5.2.06

O poder da caricatura

O mundo parece estar cada vez mais dividido em dois: os que conseguem rir (do sagrado) e os que não.

Já Umberto Eco, se bem me lembro, evocava no Nome da Rosa esta questão - avant la lettre - a pretexto do livro supostamente desaparecido de Aristóteles sobre a comédia.

O riso des-sacraliza. Deita a aura por terra. Fá-la cair, literalmente, na real - como dizem os nossos irmãos do outro lado do Atlântico. Revela "fragilidades" (invisíveis, ou que deveriam permanecer como tal) dos heróis, ofendendo, por isso, os seus seguidores.

Os recentes acontecimentos - despoletados na Dinamarca - a propósito de uma caricatura do profeta Maomé mostram que a "terceira" guerra mundial (uma guerra que não pára de começar), entre a seriedade e o riso, já começou efectivamente.

O riso pode ser uma arma de consequências imprevisíveis. Mas também uma marca civilizacional. Estou em crer que o grande salto (individual ou colectivo) é dado quando somos capazes de rir...de nós, tanto como rimos dos outros, ou com eles, sem que o riso (nos) fira como uma bomba.

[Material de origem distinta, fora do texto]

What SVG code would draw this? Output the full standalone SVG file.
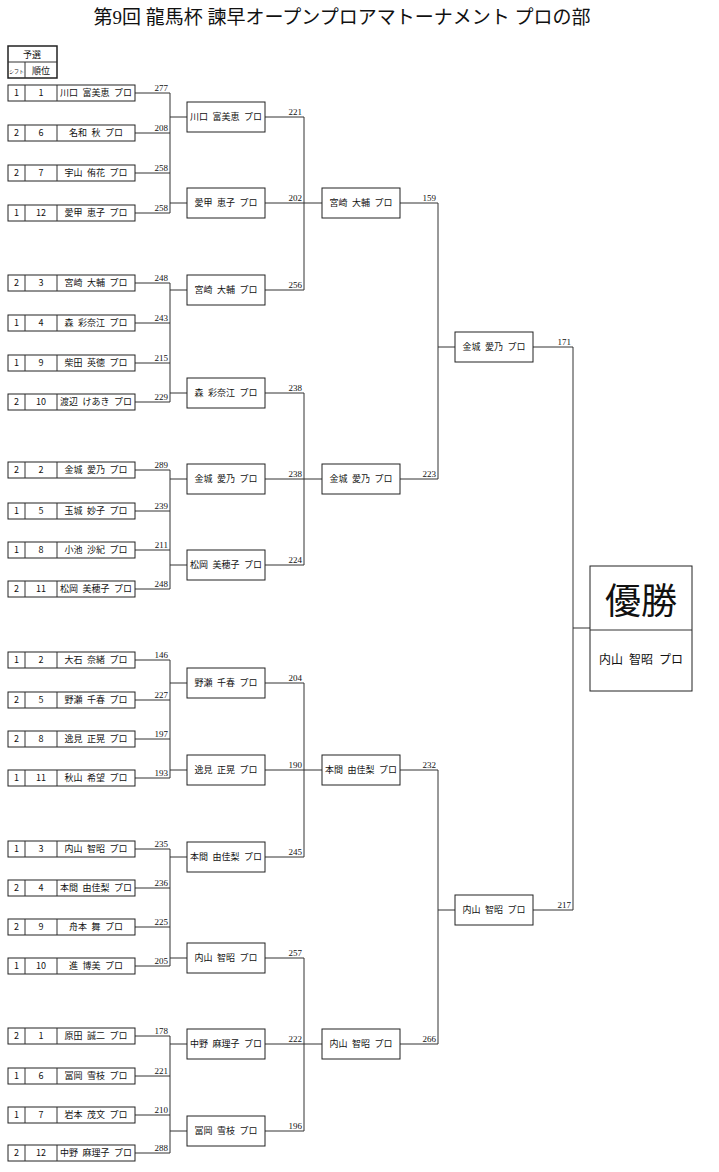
<svg xmlns="http://www.w3.org/2000/svg" width="719" height="1172" viewBox="0 0 719 1172">
<style>
rect{fill:#fff;stroke:#222;stroke-width:1}
.ln{stroke:#333;stroke-width:1;fill:none}
text{font-family:"Noto Sans CJK JP",sans-serif;font-size:9px;fill:#111}
.c{text-anchor:middle}
.s{font-family:"Liberation Serif","Noto Sans CJK JP",serif;font-size:9px;text-anchor:end}
.t{font-family:"Liberation Serif","Noto Sans CJK JP",serif;font-size:19px;text-anchor:middle}
</style>
<rect width="719" height="1172" style="stroke:none"/>
<text class="t" x="342" y="24">第9回 龍馬杯 諫早オープンプロアマトーナメント プロの部</text>
<g id="header">
<rect x="8" y="46" width="49" height="32" style="stroke-width:1.5"/>
<line class="ln" x1="8" y1="62" x2="57" y2="62"/><line class="ln" x1="25" y1="62" x2="25" y2="78"/>
<text class="c" x="32" y="58">予選</text>
<text class="c" x="16.5" y="73" style="font-size:5px">シフト</text>
<text class="c" x="41" y="74">順位</text>
</g>
<g id="connectors">
<path class="ln" d="M135,93H170M135,133H170M135,173H170M135,213H170M170,93V213M170,117H187M170,203H187"/>
<path class="ln" d="M135,283H170M135,323H170M135,363H170M135,402H170M170,283V402M170,290H187M170,393H187"/>
<path class="ln" d="M135,470H170M135,511H170M135,550H170M135,589H170M170,470V589M170,479H187M170,565H187"/>
<path class="ln" d="M135,660H170M135,700H170M135,739H170M135,778H170M170,660V778M170,683H187M170,770H187"/>
<path class="ln" d="M135,849H170M135,888H170M135,927H170M135,966H170M170,849V966M170,857H187M170,958H187"/>
<path class="ln" d="M135,1036H170M135,1076H170M135,1115H170M135,1153H170M170,1036V1153M170,1044H187M170,1131H187"/>
<path class="ln" d="M265,117H304M265,203H322M265,290H304M304,117V290"/>
<path class="ln" d="M265,393H304M265,479H322M265,565H304M304,393V565"/>
<path class="ln" d="M265,683H304M265,770H322M265,857H304M304,683V857"/>
<path class="ln" d="M265,958H304M265,1044H322M265,1131H304M304,958V1131"/>
<path class="ln" d="M400,203H438M400,479H438M438,203V479M438,347H455"/>
<path class="ln" d="M400,770H438M400,1044H438M438,770V1044M438,910H455"/>
<path class="ln" d="M533,347H573M533,910H573M573,347V910M573,628H590"/>
</g>
<g id="scores">
<text class="s" x="168" y="91">277</text><text class="s" x="168" y="131">208</text><text class="s" x="168" y="171">258</text><text class="s" x="168" y="211">258</text>
<text class="s" x="168" y="281">248</text><text class="s" x="168" y="321">243</text><text class="s" x="168" y="361">215</text><text class="s" x="168" y="400">229</text>
<text class="s" x="168" y="468">289</text><text class="s" x="168" y="509">239</text><text class="s" x="168" y="548">211</text><text class="s" x="168" y="587">248</text>
<text class="s" x="168" y="658">146</text><text class="s" x="168" y="698">227</text><text class="s" x="168" y="737">197</text><text class="s" x="168" y="776">193</text>
<text class="s" x="168" y="847">235</text><text class="s" x="168" y="886">236</text><text class="s" x="168" y="925">225</text><text class="s" x="168" y="964">205</text>
<text class="s" x="168" y="1034">178</text><text class="s" x="168" y="1074">221</text><text class="s" x="168" y="1113">210</text><text class="s" x="168" y="1151">288</text>
<text class="s" x="302" y="115">221</text><text class="s" x="302" y="201">202</text><text class="s" x="302" y="288">256</text>
<text class="s" x="302" y="391">238</text><text class="s" x="302" y="477">238</text><text class="s" x="302" y="563">224</text>
<text class="s" x="302" y="681">204</text><text class="s" x="302" y="768">190</text><text class="s" x="302" y="855">245</text>
<text class="s" x="302" y="956">257</text><text class="s" x="302" y="1042">222</text><text class="s" x="302" y="1129">196</text>
<text class="s" x="436" y="201">159</text><text class="s" x="436" y="477">223</text>
<text class="s" x="436" y="768">232</text><text class="s" x="436" y="1042">266</text>
<text class="s" x="571" y="345">171</text><text class="s" x="571" y="908">217</text>
</g>
<defs>
<g id="row"><rect x="8" y="-8" width="127" height="16"/><line class="ln" x1="25" y1="-8" x2="25" y2="8"/><line class="ln" x1="57" y1="-8" x2="57" y2="8"/></g>
</defs>
<g id="p1" transform="translate(0,93)"><use href="#row"/><text class="c" x="16.5" y="3">1</text><text class="c" x="41" y="3">1</text><text class="c" x="96" y="3">川口&#8194;富美恵&#8194;プロ</text></g>
<g id="p2" transform="translate(0,133)"><use href="#row"/><text class="c" x="16.5" y="3">2</text><text class="c" x="41" y="3">6</text><text class="c" x="96" y="3">名和&#8194;秋&#8194;プロ</text></g>
<g id="p3" transform="translate(0,173)"><use href="#row"/><text class="c" x="16.5" y="3">2</text><text class="c" x="41" y="3">7</text><text class="c" x="96" y="3">宇山&#8194;侑花&#8194;プロ</text></g>
<g id="p4" transform="translate(0,213)"><use href="#row"/><text class="c" x="16.5" y="3">1</text><text class="c" x="41" y="3">12</text><text class="c" x="96" y="3">愛甲&#8194;恵子&#8194;プロ</text></g>
<g id="p5" transform="translate(0,283)"><use href="#row"/><text class="c" x="16.5" y="3">2</text><text class="c" x="41" y="3">3</text><text class="c" x="96" y="3">宮崎&#8194;大輔&#8194;プロ</text></g>
<g id="p6" transform="translate(0,323)"><use href="#row"/><text class="c" x="16.5" y="3">1</text><text class="c" x="41" y="3">4</text><text class="c" x="96" y="3">森&#8194;彩奈江&#8194;プロ</text></g>
<g id="p7" transform="translate(0,363)"><use href="#row"/><text class="c" x="16.5" y="3">1</text><text class="c" x="41" y="3">9</text><text class="c" x="96" y="3">柴田&#8194;英徳&#8194;プロ</text></g>
<g id="p8" transform="translate(0,402)"><use href="#row"/><text class="c" x="16.5" y="3">2</text><text class="c" x="41" y="3">10</text><text class="c" x="96" y="3">渡辺&#8194;けあき&#8194;プロ</text></g>
<g id="p9" transform="translate(0,470)"><use href="#row"/><text class="c" x="16.5" y="3">2</text><text class="c" x="41" y="3">2</text><text class="c" x="96" y="3">金城&#8194;愛乃&#8194;プロ</text></g>
<g id="p10" transform="translate(0,511)"><use href="#row"/><text class="c" x="16.5" y="3">1</text><text class="c" x="41" y="3">5</text><text class="c" x="96" y="3">玉城&#8194;妙子&#8194;プロ</text></g>
<g id="p11" transform="translate(0,550)"><use href="#row"/><text class="c" x="16.5" y="3">1</text><text class="c" x="41" y="3">8</text><text class="c" x="96" y="3">小池&#8194;沙紀&#8194;プロ</text></g>
<g id="p12" transform="translate(0,589)"><use href="#row"/><text class="c" x="16.5" y="3">2</text><text class="c" x="41" y="3">11</text><text class="c" x="96" y="3">松岡&#8194;美穂子&#8194;プロ</text></g>
<g id="p13" transform="translate(0,660)"><use href="#row"/><text class="c" x="16.5" y="3">1</text><text class="c" x="41" y="3">2</text><text class="c" x="96" y="3">大石&#8194;奈緒&#8194;プロ</text></g>
<g id="p14" transform="translate(0,700)"><use href="#row"/><text class="c" x="16.5" y="3">2</text><text class="c" x="41" y="3">5</text><text class="c" x="96" y="3">野瀬&#8194;千春&#8194;プロ</text></g>
<g id="p15" transform="translate(0,739)"><use href="#row"/><text class="c" x="16.5" y="3">2</text><text class="c" x="41" y="3">8</text><text class="c" x="96" y="3">逸見&#8194;正晃&#8194;プロ</text></g>
<g id="p16" transform="translate(0,778)"><use href="#row"/><text class="c" x="16.5" y="3">1</text><text class="c" x="41" y="3">11</text><text class="c" x="96" y="3">秋山&#8194;希望&#8194;プロ</text></g>
<g id="p17" transform="translate(0,849)"><use href="#row"/><text class="c" x="16.5" y="3">1</text><text class="c" x="41" y="3">3</text><text class="c" x="96" y="3">内山&#8194;智昭&#8194;プロ</text></g>
<g id="p18" transform="translate(0,888)"><use href="#row"/><text class="c" x="16.5" y="3">2</text><text class="c" x="41" y="3">4</text><text class="c" x="96" y="3">本間&#8194;由佳梨&#8194;プロ</text></g>
<g id="p19" transform="translate(0,927)"><use href="#row"/><text class="c" x="16.5" y="3">2</text><text class="c" x="41" y="3">9</text><text class="c" x="96" y="3">舟本&#8194;舞&#8194;プロ</text></g>
<g id="p20" transform="translate(0,966)"><use href="#row"/><text class="c" x="16.5" y="3">1</text><text class="c" x="41" y="3">10</text><text class="c" x="96" y="3">進&#8194;博美&#8194;プロ</text></g>
<g id="p21" transform="translate(0,1036)"><use href="#row"/><text class="c" x="16.5" y="3">2</text><text class="c" x="41" y="3">1</text><text class="c" x="96" y="3">原田&#8194;誠二&#8194;プロ</text></g>
<g id="p22" transform="translate(0,1076)"><use href="#row"/><text class="c" x="16.5" y="3">1</text><text class="c" x="41" y="3">6</text><text class="c" x="96" y="3">冨岡&#8194;雪枝&#8194;プロ</text></g>
<g id="p23" transform="translate(0,1115)"><use href="#row"/><text class="c" x="16.5" y="3">1</text><text class="c" x="41" y="3">7</text><text class="c" x="96" y="3">岩本&#8194;茂文&#8194;プロ</text></g>
<g id="p24" transform="translate(0,1153)"><use href="#row"/><text class="c" x="16.5" y="3">2</text><text class="c" x="41" y="3">12</text><text class="c" x="96" y="3">中野&#8194;麻理子&#8194;プロ</text></g>
<defs><rect id="b" x="0" y="-15" width="78" height="30"/></defs>
<g id="r1a" transform="translate(187,117)"><use href="#b"/><text class="c" x="39" y="3">川口&#8194;富美恵&#8194;プロ</text></g>
<g id="r1b" transform="translate(187,203)"><use href="#b"/><text class="c" x="39" y="3">愛甲&#8194;恵子&#8194;プロ</text></g>
<g id="r1c" transform="translate(187,290)"><use href="#b"/><text class="c" x="39" y="3">宮崎&#8194;大輔&#8194;プロ</text></g>
<g id="r1d" transform="translate(187,393)"><use href="#b"/><text class="c" x="39" y="3">森&#8194;彩奈江&#8194;プロ</text></g>
<g id="r1e" transform="translate(187,479)"><use href="#b"/><text class="c" x="39" y="3">金城&#8194;愛乃&#8194;プロ</text></g>
<g id="r1f" transform="translate(187,565)"><use href="#b"/><text class="c" x="39" y="3">松岡&#8194;美穂子&#8194;プロ</text></g>
<g id="r1g" transform="translate(187,683)"><use href="#b"/><text class="c" x="39" y="3">野瀬&#8194;千春&#8194;プロ</text></g>
<g id="r1h" transform="translate(187,770)"><use href="#b"/><text class="c" x="39" y="3">逸見&#8194;正晃&#8194;プロ</text></g>
<g id="r1i" transform="translate(187,857)"><use href="#b"/><text class="c" x="39" y="3">本間&#8194;由佳梨&#8194;プロ</text></g>
<g id="r1j" transform="translate(187,958)"><use href="#b"/><text class="c" x="39" y="3">内山&#8194;智昭&#8194;プロ</text></g>
<g id="r1k" transform="translate(187,1044)"><use href="#b"/><text class="c" x="39" y="3">中野&#8194;麻理子&#8194;プロ</text></g>
<g id="r1l" transform="translate(187,1131)"><use href="#b"/><text class="c" x="39" y="3">冨岡&#8194;雪枝&#8194;プロ</text></g>
<g id="r2a" transform="translate(322,203)"><use href="#b"/><text class="c" x="39" y="3">宮崎&#8194;大輔&#8194;プロ</text></g>
<g id="r2b" transform="translate(322,479)"><use href="#b"/><text class="c" x="39" y="3">金城&#8194;愛乃&#8194;プロ</text></g>
<g id="r2c" transform="translate(322,770)"><use href="#b"/><text class="c" x="39" y="3">本間&#8194;由佳梨&#8194;プロ</text></g>
<g id="r2d" transform="translate(322,1044)"><use href="#b"/><text class="c" x="39" y="3">内山&#8194;智昭&#8194;プロ</text></g>
<g id="r3a" transform="translate(455,347)"><use href="#b"/><text class="c" x="39" y="3">金城&#8194;愛乃&#8194;プロ</text></g>
<g id="r3b" transform="translate(455,910)"><use href="#b"/><text class="c" x="39" y="3">内山&#8194;智昭&#8194;プロ</text></g>
<g id="champion">
<rect x="590" y="566" width="102" height="125"/>
<line class="ln" x1="590" y1="630" x2="692" y2="630"/>
<text class="c" x="641" y="614" style="font-size:36px">優勝</text>
<text class="c" x="641" y="664" style="font-size:12px">内山&#8194;智昭&#8194;プロ</text>
</g>
</svg>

Mas, por outro lado, o que parece falar ali, na caricatura da verdade, é esta mesma a dizer: tocaram-me na ferida.

Da mesma forma, a má consciência dos que se desfazem em desculpas ou tentam compreender o incompreensível, também diz, à sua maneira: tocaram-me na ferida.

E, assim, a verdade re-vela - como diria Lacan - que tem estrutura de ficção.